In Gonzalez v. Crosby, 545 U.S. 524, 529-30 (2005), the Supreme Court explained that §2244 imposes three requirements for “second or successive applications”: (1) claims that have been previously adjudicated must be dismissed; (2) claims that have not been previously adjudicated must be dismissed unless they rely on a new, retroactive rule of constitutional law or facts showing a “high probability of actual innocence”; and (3) before the district court may accept a successive petition, the court of appeals must determine that it satisfies the second requirement. In Gonzalez, the Supreme Court held that labelling a motion as arising under Rule 60 is insufficient. Instead, courts must examine the substance of the relief sought in the motion.

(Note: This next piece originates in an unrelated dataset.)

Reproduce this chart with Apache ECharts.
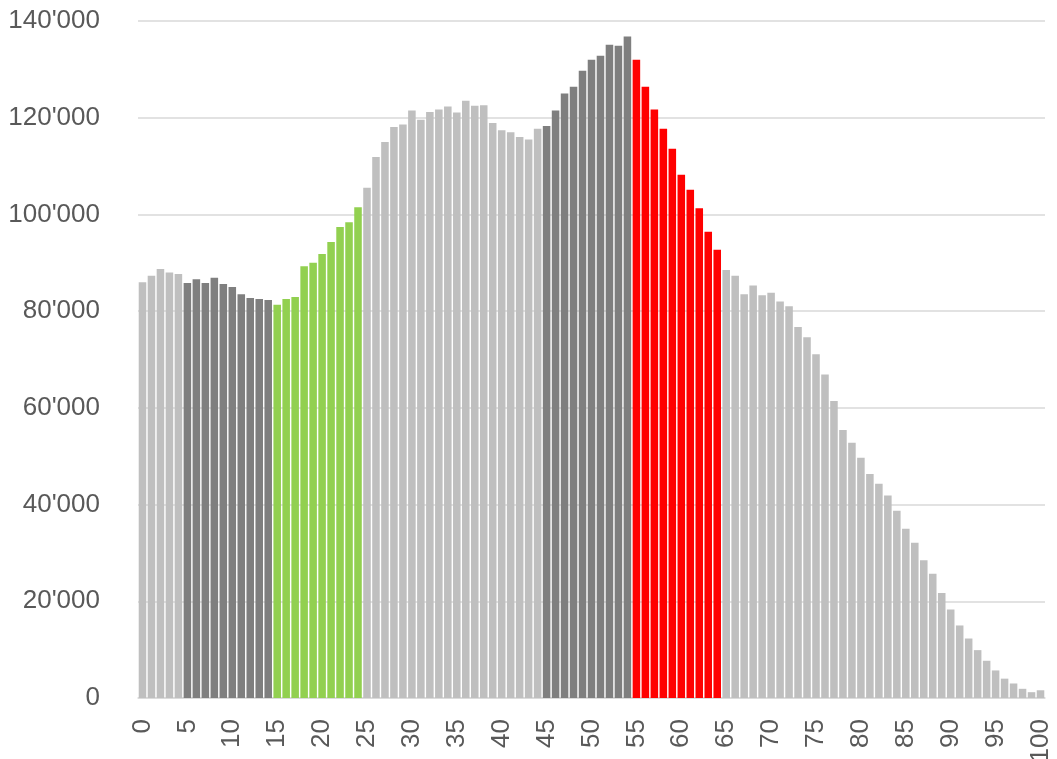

Id. at 531.
In the pending motion, Jerry-El again attempts to relitigate the denial of his claims of ineffective assistance of counsel and points to a new claim that he unknowingly waived his right to counsel at the PCHA hearing. As noted above, there is no federal constitutional right to counsel at the PCHA hearing. Smith, 2023 WL 2316188, at *5. In substance, in his pending Rule 60 motion he asserts that he wants to present a “claim.” It must be construed, therefore, as a successive habeas petition. Under the clear rules set forth in Gonzalez and § 2244, this court lacks jurisdiction to consider Jerry-El's motion without precertification from the court of appeals.
Conclusion
In accordance with the foregoing analysis, Jerry-El's motion for Rule 60 relief (ECF No. 25) will be treated as a successive § 2254 habeas corpus petition and will be DISMISSED for lack of jurisdiction. Because reasonable jurists could not conclude that a basis for relief exists, a certificate of appealability will be denied. An appropriate order follows.